Marianne Williamson closed the conference with an inspirational talk on spiritual activism. She presented a shining example of an articulate, self-validating, no-apologies woman.

One comment she made particularly piqued my interest. I believe she referred to the Course in Miracles in saying something like "seek power not in the body but in the spirit."

I'm not familiar with the text of the Course in Miracles, so I may have missed the full meaning of this line. As I heard it, the line seems to enforce a distinction between body and spirit, highlighting the spirit and denigrating the body.

But denigrating the body does not serve us. Rather, we must acknowledge and value the power we actually embody. It's an enormous power, a magnificent power.

As women and men around the world have known -- as the witches and pagans of pre-Christian Europe knew -- the life force concentrated in our body's center links us to the Power of Being that creates, sustains, and transforms the world.

The power within women's bellies is procreative, giving birth to new generations of humans. At the same time, to the extent we claim it, our belly-centered power is pro-creative: it's the power to promote creation in any dimension we choose, according to our intention.

In this light, the history of Western civilization is the attempt first to participate in and then to control, usurp, and exploit women's pro-creative power.

In Asian traditions, the body's center is known as Energy Garden, Sea of Vitality, Luminous Pearl, the Gate of the Mysterious Female. The Hopi call it Throne of the Creator. Although Western culture has shamed women's bellies and nearly banished our awareness from the body's center, this one-point remains the meeting place of body and soul. This one-point is the fusion of body and spirit. As we live through the consciousness implicit in our body's center -- expressed as authenticity, creativity, instinctive wisdom -- the distinction between "doing" and "being" disappears. Living through our center of being, we are spirit in action.

Over the years, I've developed a practice of dynamic yoga moves that activates and directs the life force concentrated in our body's center. The practice concludes with a body prayer aligning our belly-centered power to promote creation -- our Source Energy -- with our soul's purpose, with Universal Spirit, and with the planet's center.
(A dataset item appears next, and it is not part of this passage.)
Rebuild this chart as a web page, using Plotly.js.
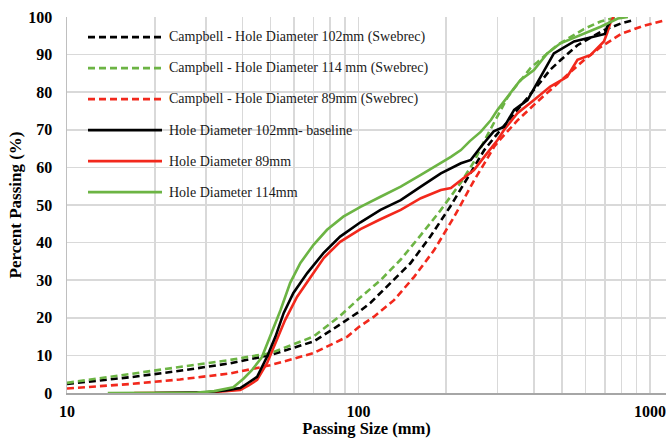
<!DOCTYPE html>
<html>
<head>
<meta charset="utf-8">
<script src="https://cdn.plot.ly/plotly-3.0.1.min.js"></script>
<style>html,body{margin:0;padding:0;background:#fff;}#chart{width:666px;height:438px;}</style>
</head>
<body>
<div id="chart"></div>
<script>
// ---- Data ----
const seriesNames = [
  "Campbell - Hole Diameter 102mm (Swebrec)",
  "Campbell - Hole Diameter 114 mm (Swebrec)",
  "Campbell - Hole Diameter 89mm (Swebrec)",
  "Hole Diameter 102mm- baseline",
  "Hole Diameter 89mm",
  "Hole Diameter 114mm"
];

const swe102X = [10, 16.5, 24.4, 36.3, 49.9, 70.1, 80, 94, 100, 110, 128.7, 150.7, 176.4, 206.5, 241.7, 270, 300, 324, 380, 422, 455, 493, 564, 695, 796, 880];
const swe102Y = [2.4, 4.2, 5.9, 7.9, 10.1, 13.7, 16.5, 20.0, 21.5, 24.0, 29.2, 34.5, 41.6, 49.6, 58.4, 64.6, 69.0, 72.0, 78.5, 82.8, 86.0, 88.5, 92.5, 96.5, 98.3, 99.2];

const swe114X = [10, 16.5, 24.4, 36.3, 49.9, 70.1, 86.5, 100, 119, 139.6, 163.6, 191.7, 224.6, 249, 270, 292, 324, 342, 390, 411, 480, 593, 677, 776];
const swe114Y = [2.7, 5.1, 7.0, 8.8, 10.6, 15.0, 20.5, 25.0, 30.0, 35.5, 42.0, 48.7, 56.0, 61.5, 67.0, 72.0, 78.5, 81.0, 86.5, 88.0, 92.5, 96.8, 98.8, 100];

const swe89X = [10, 16.5, 24.4, 36.3, 49.9, 70.1, 91.6, 100, 113, 132.4, 155.2, 181.8, 213, 249.5, 270, 292, 307, 351, 411, 455, 493, 564, 593, 677, 796, 937, 1135];
const swe89Y = [1.2, 2.4, 3.6, 5.2, 7.4, 10.6, 15.0, 17.5, 20.3, 24.7, 30.9, 38.0, 46.9, 56.6, 61.0, 65.5, 67.5, 72.5, 77.5, 80.5, 83.0, 87.0, 88.5, 92.0, 95.5, 97.5, 99.2];

const base102X = [20, 30, 35, 39.3, 42, 44.9, 48.6, 51.9, 55.4, 59.8, 66.7, 75.8, 86.5, 101.6, 119, 139.6, 163.6, 191.7, 224.6, 243, 263, 291, 316, 342, 380, 422, 468, 549, 609, 677, 700, 713, 731];
const base102Y = [0, 0.2, 0.7, 1.3, 2.8, 4.3, 9.7, 15.0, 21.3, 26.6, 31.9, 37.2, 41.6, 45.4, 48.7, 51.3, 54.9, 58.4, 61.1, 62.0, 65.5, 69.6, 70.8, 75.3, 77.9, 84.1, 90.3, 93.5, 94.3, 95.2, 95.5, 97.4, 98.8];

const d89X = [17, 30, 35, 39.3, 42, 44.9, 48.6, 51.9, 56, 61.6, 68.5, 76, 86.5, 101.6, 119, 139.6, 163.6, 191.7, 207.5, 224.6, 249, 270, 300, 316, 351, 400, 455, 520, 564, 626, 695, 713, 731, 750];
const d89Y = [0, 0.1, 0.5, 0.8, 2.0, 3.5, 8.0, 13.3, 19.4, 25.6, 30.9, 35.9, 40.2, 43.6, 46.2, 48.7, 51.8, 54.0, 54.5, 56.6, 59.3, 62.8, 67.3, 70.0, 74.4, 77.9, 81.5, 84.1, 88.6, 89.9, 93.5, 95.7, 98.4, 100];

const d114X = [13.8, 28, 32, 35.5, 37.2, 40.3, 43, 46.6, 49.8, 54, 58.3, 63.2, 70.1, 78, 88.7, 101.6, 119, 139.6, 163.6, 191.7, 207.5, 224.6, 241, 263, 284.7, 300, 324, 359, 400, 444, 493, 578, 677, 776, 840];
const d114Y = [0, 0.1, 0.5, 1.3, 1.5, 3.8, 6.0, 9.5, 15.0, 22.0, 29.3, 34.6, 39.4, 43.4, 46.9, 49.5, 52.2, 54.9, 58.0, 61.1, 62.8, 64.6, 67.0, 69.5, 72.6, 75.3, 78.8, 83.2, 85.9, 90.3, 93.0, 95.2, 97.4, 99.6, 100];

const xTickVals = [10, 20, 30, 40, 50, 60, 70, 80, 90, 100, 200, 300, 400, 500, 600, 700, 800, 900, 1000];
const xTickText = ["10", "", "", "", "", "", "", "", "", "100", "", "", "", "", "", "", "", "", "1000"];
const yTickVals = [0, 10, 20, 30, 40, 50, 60, 70, 80, 90, 100];

// ---- Styles ----
const FONT = "Liberation Serif, Times New Roman, serif";
const BLACK = "#000000", GREEN = "#6cb444", RED = "#f2281c";
const seriesX = [swe102X, swe114X, swe89X, base102X, d89X, d114X];
const seriesY = [swe102Y, swe114Y, swe89Y, base102Y, d89Y, d114Y];
const colors = [BLACK, GREEN, RED, BLACK, RED, GREEN];
const dashes = ["7px,4px", "7px,4px", "7px,4px", "solid", "solid", "solid"];
const order = [0, 1, 2, 4, 3, 5]; // draw order

const traces = order.map(i => ({
  type: "scatter", mode: "lines",
  x: seriesX[i], y: seriesY[i], name: seriesNames[i],
  line: {color: colors[i], width: 2.6, dash: dashes[i]},
  hoverinfo: "skip", showlegend: false
}));

// Custom legend (long sample lines as in the reference)
const shapes = [], annotations = [];
const legTop = 0.9465, legStep = 31 / 376;
seriesNames.forEach((nm, i) => {
  const yy = legTop - i * legStep;
  shapes.push({type: "line", xref: "paper", yref: "paper",
    x0: 21 / 599, x1: 95 / 599, y0: yy, y1: yy,
    line: {color: colors[i], width: 2.6, dash: dashes[i]}});
  annotations.push({xref: "paper", yref: "paper", x: 100 / 599, y: yy,
    xanchor: "left", yanchor: "middle", showarrow: false, text: nm,
    font: {family: FONT, size: 14, color: "#1a1a1a"}});
});

const layout = {
  width: 666, height: 438,
  margin: {l: 67, r: 0, t: 17, b: 45},
  paper_bgcolor: "#ffffff", plot_bgcolor: "#ffffff",
  showlegend: false,
  xaxis: {
    type: "log", range: [1, 3.055],
    tickvals: xTickVals, ticktext: xTickText,
    showgrid: true, gridcolor: "#d9d9d9", gridwidth: 1.5,
    showline: true, linecolor: "#a6a6a6", linewidth: 1.5,
    ticks: "", ticklabelstandoff: 3, zeroline: false,
    tickfont: {family: FONT, size: 16, color: "#000", weight: "bold"},
    title: {text: "<b>Passing Size (mm)</b>", standoff: 0,
      font: {family: FONT, size: 16.5, color: "#000"}}
  },
  yaxis: {
    range: [0, 100], tickvals: yTickVals,
    showgrid: true, gridcolor: "#d9d9d9", gridwidth: 1.5,
    showline: true, linecolor: "#bfbfbf", linewidth: 1.5,
    ticks: "", ticklabelstandoff: 10, zeroline: false,
    tickfont: {family: FONT, size: 16, color: "#000", weight: "bold"},
    title: {text: "<b>Percent Passing (%)</b>", standoff: 2,
      font: {family: FONT, size: 17, color: "#000"}}
  },
  shapes: shapes, annotations: annotations
};

Plotly.newPlot("chart", traces, layout, {displayModeBar: false, staticPlot: true});
</script>
</body>
</html>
Moving through this prayer, we become a conduit between Heaven & Earth, inviting Spirit to accomplish its purpose through us. Our core life force aligns with and participates in the Power of Being that animates the world. What greater power could we wish to realize?

Perhaps "seek power not in the body but in the spirit" means to direct our attention away from the force we might apply to dominate others. Perhaps these words point us toward the energy we can cultivate to revitalize our own domains, making them expanding realms of acceptance and affirmation, beauty and truth. As we live through our body's center, the union of body and spirit, each of our domains becomes a palace of creation.

Tuesday, August 08, 2006

In Appreciation

by Elizabeth Hall

"Perfectly beautiful bodies are not composed of angular parts."
--Edmund Burke, A Philosophical Enquiry into the Origin of Our Ideas of the Sublime and Beautiful (1757)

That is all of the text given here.